Health and monotony tends to have a similar effect. The former, because we take it for granted; and the latter, because we mistakenly believe that crisis equals excitement, when in fact security of daily living without eruptions of emergency management is the quietude which most of us seek, though we fail to appreciate it.

For the Federal and Postal employee who suffers from a medical condition, the times of yore when a life without pain is barely remembered, and where the lingering effects of an extensive medication regimen was once comprised of a single multivitamin pill, the thought of wanting to return to a “time prior to” is often at the forefront of daily reminiscences, and constitutes the limited hope for the future.

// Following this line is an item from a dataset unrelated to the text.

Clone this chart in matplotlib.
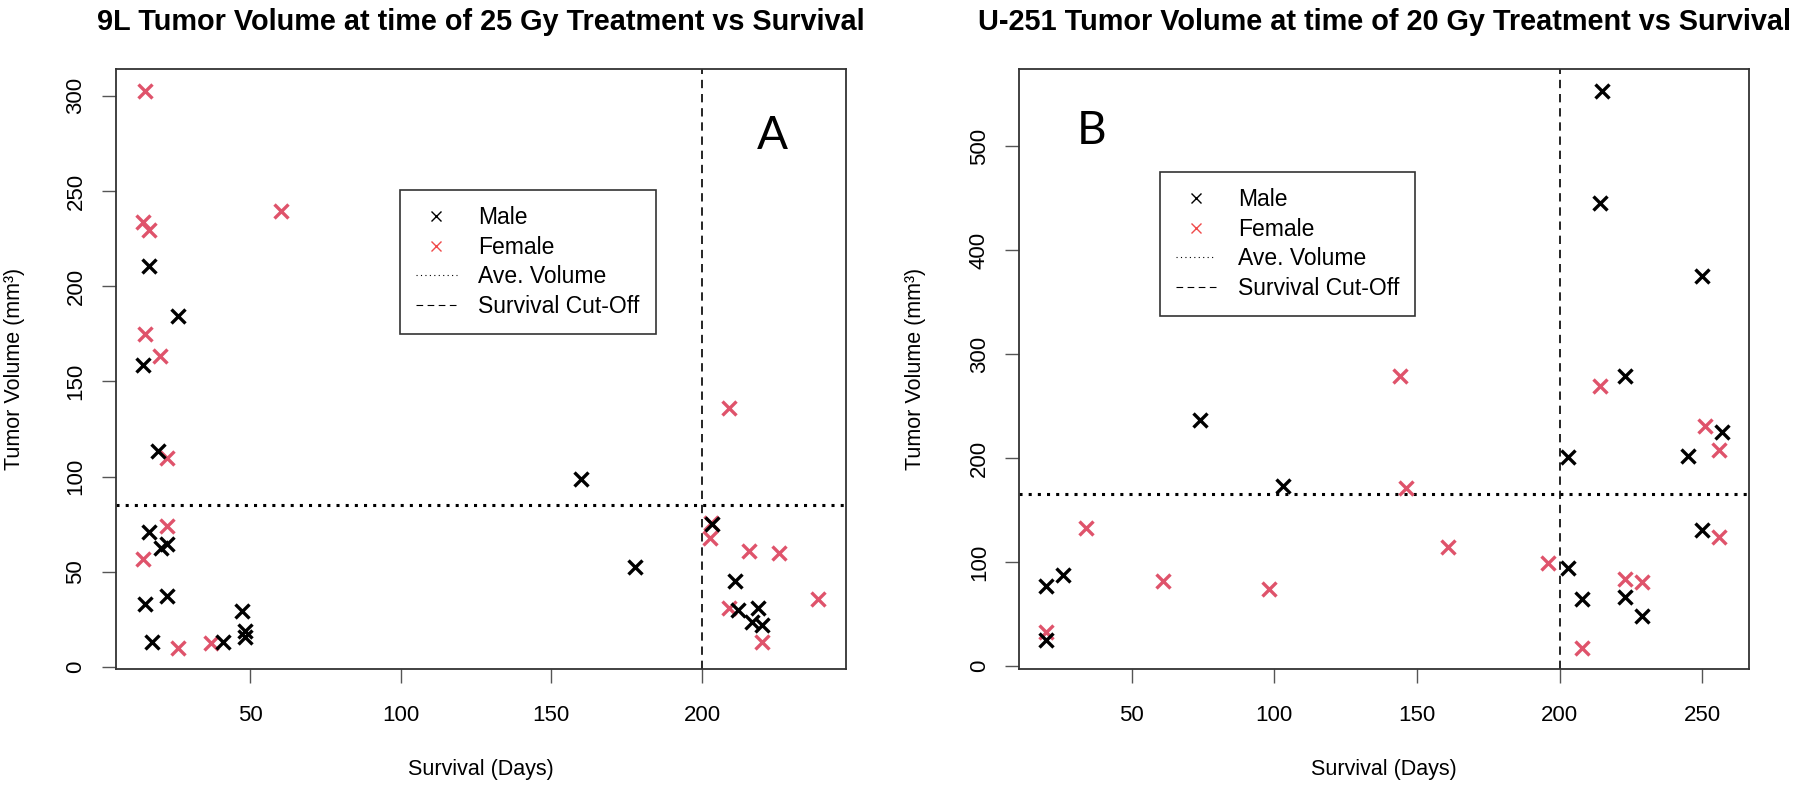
import matplotlib
matplotlib.use('Agg')
import matplotlib.pyplot as plt
from matplotlib.lines import Line2D

# 9L, 25 Gy
l_male_days = [16.5, 26.2, 14.4, 19.3, 16.3, 20.4, 22.4, 22.4, 15.2, 17.4, 41.1, 47.2, 48.4, 48.4,
               159.9, 203.3, 177.8, 211.0, 211.8, 218.7, 216.5, 219.8]
l_male_vol = [210.8, 184.4, 158.7, 113.7, 71.2, 62.5, 64.7, 37.6, 33.2, 13.4, 13.4, 29.6, 19.2, 16.1,
              98.8, 75.2, 52.8, 45.3, 30.1, 31.3, 23.9, 22.2]
l_female_days = [15.2, 14.4, 16.5, 60.2, 15.2, 20.1, 22.4, 22.4, 14.4, 26.2, 37.1,
                 208.8, 202.9, 202.7, 215.7, 225.7, 238.6, 208.8, 219.8]
l_female_vol = [302.2, 233.9, 229.6, 239.5, 175.0, 163.6, 109.7, 74.2, 56.9, 10.0, 12.6,
                136.3, 75.9, 67.7, 61.2, 59.8, 35.7, 31.3, 13.4]
l_ave = 85.4
l_cutoff = 200

# U-251, 20 Gy
r_male_days = [215, 214, 250, 223, 257, 245, 203, 74, 103, 26, 20, 20, 203, 208, 223, 229, 250]
r_male_vol = [553, 445, 375, 279, 225, 202, 201, 236.5, 173, 87.5, 77, 25, 94.5, 64.4, 66.7, 48, 131]
r_female_days = [144, 214, 251, 256, 34, 61, 98, 20, 146, 161, 196, 223, 229, 208, 256]
r_female_vol = [279, 269, 231, 208, 133, 82, 74, 33, 171.5, 114, 99, 84, 81, 17, 124]
r_ave = 165.4
r_cutoff = 200

panels = [
    dict(title='9L Tumor Volume at time of 25 Gy Treatment vs Survival',
         md=l_male_days, mv=l_male_vol, fd=l_female_days, fv=l_female_vol,
         ave=l_ave, cut=l_cutoff, xlim=(5.4, 247.7), ylim=(-1.05, 314),
         xticks=[50, 100, 150, 200], yticks=[0, 50, 100, 150, 200, 250, 300],
         letter='A', letter_pos=(0.899, 0.888), leg_pos=(0.390, 0.798),
         ylab_x=-0.124,
         rect=[115.7 / 1800, 1 - 669.3 / 785, 730 / 1800, 600.3 / 785]),
    dict(title='U-251 Tumor Volume at time of 20 Gy Treatment vs Survival',
         md=r_male_days, mv=r_male_vol, fd=r_female_days, fv=r_female_vol,
         ave=r_ave, cut=r_cutoff, xlim=(10.5, 266.5), ylim=(-3.2, 574),
         xticks=[50, 100, 150, 200, 250], yticks=[0, 100, 200, 300, 400, 500],
         letter='B', letter_pos=(0.100, 0.897), leg_pos=(0.193, 0.828),
         ylab_x=-0.127,
         rect=[1019 / 1800, 1 - 669.3 / 785, 730.3 / 1800, 600.3 / 785]),
]

plt.rcParams['font.family'] = ['Liberation Sans', 'DejaVu Sans']
fig = plt.figure(figsize=(18, 7.85), dpi=100)

red = '#DF536B'
for p in panels:
    ax = fig.add_axes(p['rect'])
    ax.axhline(p['ave'], color='black', lw=2.2, linestyle=(0, (1, 2)))
    ax.axvline(p['cut'], color='black', lw=1.2, linestyle=(0, (5, 3.5)))
    ax.plot(p['fd'], p['fv'], 'x', color=red, ms=9.5, mew=2.4)
    ax.plot(p['md'], p['mv'], 'x', color='black', ms=9.5, mew=2.4)
    ax.set_xlim(p['xlim'])
    ax.set_ylim(p['ylim'])
    ax.set_xticks(p['xticks'])
    ax.set_yticks(p['yticks'])
    ax.tick_params(direction='out', length=10, width=1.0, color='#555555', labelsize=16)
    ax.tick_params(axis='x', pad=16)
    ax.tick_params(axis='y', pad=11)
    for lab in ax.get_yticklabels():
        lab.set_rotation(90)
        lab.set_va('center')
    for s in ax.spines.values():
        s.set_color('#333333')
        s.set_linewidth(1.3)
    ax.set_title(p['title'], fontsize=20.8, fontweight='bold', pad=28)
    ax.set_xlabel('Survival (Days)', fontsize=15.5)
    ax.set_ylabel('Tumor Volume (mm³)', fontsize=15.5)
    ax.xaxis.set_label_coords(0.5, -0.150)
    ax.yaxis.set_label_coords(p['ylab_x'], 0.5)
    ax.text(p['letter_pos'][0], p['letter_pos'][1], p['letter'], transform=ax.transAxes,
            fontsize=33, family=['Lato', 'DejaVu Sans'], ha='center', va='center')
    handles = [
        Line2D([], [], ls='none', marker='x', color='black', ms=7, mew=1.0),
        Line2D([], [], ls='none', marker='x', color='#F04A4A', ms=7, mew=1.0),
        Line2D([], [], color='black', lw=0.8, linestyle=(0, (1, 3))),
        Line2D([], [], color='black', lw=0.8, linestyle=(0, (6, 4))),
    ]
    leg = ax.legend(handles, ['Male', 'Female', 'Ave. Volume', 'Survival Cut-Off'],
                    loc='upper left', bbox_to_anchor=p['leg_pos'], fontsize=16.5,
                    fancybox=False, framealpha=1, edgecolor='#333333',
                    handlelength=1.75, handletextpad=0.95, labelspacing=0.28,
                    borderpad=0.7, borderaxespad=0)
    leg.get_frame().set_linewidth(1.2)

fig.savefig('out.png', dpi=100)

At some point, however, as medical conditions continue to deteriorate, and as the surgical interventions, palliative medical procedures and list of countermanding medication regimens increase in volume and expand in extent, it becomes clear that the impact upon one’s attempt to maintain an appearance of normalcy can no longer be tolerated.

When the Federal or Postal employee’s medical condition impacts one’s ability to perform all of the essential elements of one’s positional duties, it is time to consider preparing the steps to formulating a Federal Disability Retirement application.  Such a Federal Disability Retirement application must be ultimately filed with the U.S. Office of Personnel Management, and because the waiting process can be quite lengthy, the initial steps should be contemplated fairly early in the recognition of medical condition-to-impact upon one’s job.

Federal Disability Retirement is a benefit there for Federal employees under either FERS or CSRS, and is a compensatory system enacted precisely for those Federal and Postal employees who suffer from a medical condition which impacts one’s ability to perform one’s job.

Longing for a time once remembered is an activity of comforting reminiscence; the reality of the present, however, awakens us from the slumber of such daydreams of an era once blinking on the horizon of a time long passed.